Sonra Can Yayınları yazarları arasına katılıp yeni ve eski bütün kitapları yeniden basılmaya başlandıktan sonra O da Bodrum’da ev sahibi olup, yerleşti. Bu duruma çok sevinmiştim. Biraz rahat edecek huzur bulacaktı. Arada haberleşiyor, mesajlaşıyor konuşuyorduk.
Fakat hayat bu kez tam biraz huzuru yaşayacak, evin ve kitapların keyfini sürecek dediğimiz anda acımasız yüzünü gösteriyordu İskender’e.
Kötü haber önce kulaktan kulağa söylendi, sonra açıkça yazılıp çizildi: “küçük İskender kanserdi, kısa bir ömrü kaldı.”
İnanılmaz büyük bir üzüntüydü bu İskender’i tanıyanlar, sevenler için. Bir an önce iyileşmesi için dileklerde bulunduk, iyi haberlerini bekledik. Fakat adı bile ürkütücü olan hastalık çok sinsi, acımasız, amansız ve ölümcüldü.

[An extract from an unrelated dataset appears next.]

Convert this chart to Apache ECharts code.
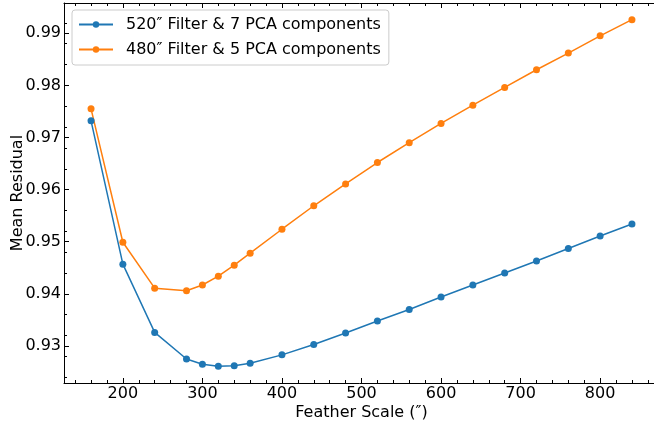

İskender direndi, hemen teslim olmadı fakat ne yazık ki beklenen ama kabullenilemeyen kötü haber geldi. 3 Temmuz 2019, küçük İskender'in kanserle mücadelesine yenik düştüğü, tarih olarak kayıtlara geçti tarihe. Sivas katliamının 26. yıl dönümünden bir gün sonra...
55 yaşında daha yapacak çok işleri, yazacak çok şiirleri, yazıları varken aramızdan ayrılan küçük İskender’in zamansız-erken ölümüyle hayat, sokak, dostları ve şiir çok şey kaybetti.
Şiirin, ailesinin, dostlarının, sevenlerinin başı sağ olsun.